Que dire alors de la « rage » accumulée de l’autre côté par des décennies de domination, d’humiliation, de dépossession, d’enfermement et d’éradication à grande échelle ? Et que faire du désespoir et de la haine qu’elles ont engendrés et accumulés depuis trois-quarts de siècle ?
Porter le débat sur le seul terrain moral sans le relier au contexte colonial, comme l’injonction faite de condamner l’action du Hamas mais en évacuant son contexte politique, revient de fait, à cautionner la domination coloniale et à la pérenniser comme fabrique de haine et de violence, régulée par la seule loi du talion.
Israël, contre Israël
Difficilement, le droit à l’existence d’Israël est aujourd’hui, majoritairement admis en Palestine mais aussi dans le Monde arabe. Ce qui pose problème, c’est à l’inverse, le refus d’Israël de reconnaitre le droit à un Etat palestinien. Explicitement affiché depuis plus de 20 ans par les gouvernements successifs, ce refus est de fait légalement entériné par la nouvelle loi fondamentale encourageant la colonisation alors que celle-ci, par ses larges emprises en Cisjordanie, l’a déjà rendu impossible.
Israël qui annexe par ailleurs des territoires en Syrie et en occupe au Liban, n’a toujours pas défini lui-même ses limites territoriales. Pour quelles limites territoriales Israël peut donc exiger la sécurité à ses partenaires arabes? Où s’arrête Israël, est une question que se pose le Monde arabe alors que la référence à un Israël biblique est largement partagée par la classe politique et la société israélienne et qu’au moment de la création du foyer national juif, le mouvement sioniste a officiellement revendiqué un territoire qui déborde au moins sur le Liban, la Syrie et la Jordanie.

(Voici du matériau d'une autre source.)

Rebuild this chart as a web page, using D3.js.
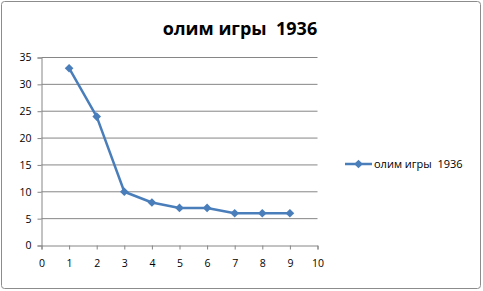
<!DOCTYPE html>
<html>
<head>
<meta charset="utf-8">
<script src="https://cdn.jsdelivr.net/npm/d3@7"></script>
<style>
  body { margin: 0; background: #fff; }
  text { font-family: "Open Sans", "DejaVu Sans", sans-serif; white-space: pre; }
</style>
</head>
<body>
<div id="chart"></div>
<script>
var xValues = [1, 2, 3, 4, 5, 6, 7, 8, 9];
var yValues = [33, 24, 10, 8, 7, 7, 6, 6, 6];
var seriesName = "олим игры  1936";
var chartTitle = "олим игры  1936";
var xTicks = [0, 1, 2, 3, 4, 5, 6, 7, 8, 9, 10];
var yTicks = [0, 5, 10, 15, 20, 25, 30, 35];

var W = 483, H = 291;
var lineColor = "#4a7ebb";
var gridColor = "#868686";

var svg = d3.select("#chart").append("svg")
    .attr("width", W).attr("height", H);

// outer frame
svg.append("rect")
    .attr("x", 1.5).attr("y", 1.5)
    .attr("width", W - 4).attr("height", H - 4)
    .attr("rx", 3)
    .attr("fill", "#fff").attr("stroke", "#8c8c8c").attr("stroke-width", 1);

// title
svg.append("text")
    .attr("x", 240).attr("y", 35)
    .attr("text-anchor", "middle")
    .attr("font-size", 18).attr("font-weight", "bold")
    .text(chartTitle);

var x = d3.scaleLinear().domain([0, 10]).range([41.5, 317.5]);
var y = d3.scaleLinear().domain([0, 35]).range([245.5, 57.5]);

// gridlines
svg.append("g").selectAll("line")
    .data(yTicks.filter(function(d){ return d > 0; }))
    .enter().append("line")
    .attr("x1", x(0)).attr("x2", x(10))
    .attr("y1", function(d){ return y(d); })
    .attr("y2", function(d){ return y(d); })
    .attr("stroke", gridColor).attr("stroke-width", 1);

// y axis
var yAxis = svg.append("g")
    .attr("transform", "translate(" + x(0) + ",0)")
    .call(d3.axisLeft(y).tickValues(yTicks).tickSize(4).tickPadding(6));
// x axis
var xAxis = svg.append("g")
    .attr("transform", "translate(0," + y(0) + ")")
    .call(d3.axisBottom(x).tickValues(xTicks).tickSize(4).tickPadding(10));

[xAxis, yAxis].forEach(function(a){
    a.select(".domain").attr("stroke", gridColor);
    a.selectAll(".tick line").attr("stroke", gridColor);
    a.selectAll(".tick text")
        .attr("font-size", 10.5)
        .attr("fill", "#000")
        .attr("font-family", "\"Open Sans\", \"DejaVu Sans\", sans-serif");
});

var pts = xValues.map(function(d, i){ return [d, yValues[i]]; });

svg.append("path")
    .datum(pts)
    .attr("fill", "none")
    .attr("stroke", lineColor)
    .attr("stroke-width", 2.5)
    .attr("stroke-linejoin", "round")
    .attr("d", d3.line()
        .x(function(d){ return x(d[0]); })
        .y(function(d){ return y(d[1]); }));

var diamond = d3.symbol().type(d3.symbolDiamond2).size(48);
svg.append("g").selectAll("path")
    .data(pts)
    .enter().append("path")
    .attr("transform", function(d){ return "translate(" + x(d[0]) + "," + y(d[1]) + ")"; })
    .attr("d", diamond)
    .attr("fill", lineColor);

// legend
var leg = svg.append("g").attr("transform", "translate(345,164)");
leg.append("line")
    .attr("x1", 0).attr("x2", 27)
    .attr("stroke", lineColor).attr("stroke-width", 2.5);
leg.append("path")
    .attr("transform", "translate(13.5,0)")
    .attr("d", diamond)
    .attr("fill", lineColor);
leg.append("text")
    .attr("x", 29).attr("y", 4)
    .attr("font-size", 11)
    .text(seriesName);
</script>
</body>
</html>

Cet appétit territorial qui suscite une appréhension même chez ceux reconnaissant Israël et qui renforce la défiance des autres, en légitimant la colonisation, en a infusé dans la société israélienne les valeurs de domination et de ségrégation qu’elle implique fatalement, menaçant et érodant déjà la laïcité et la démocratie, cette plus-value dont se prévaut Israël
Si de larges pans de la société israélienne se battent contre cette dérive autocratique et autoritaire, ils ne font toujours pas le lien avec la colonisation et se effets-retour de régression sur la société israélienne. La colonisation reste l’angle mort.
Toute domination se retourne contre le dominant. Il n’y a pas de domination sans abomination.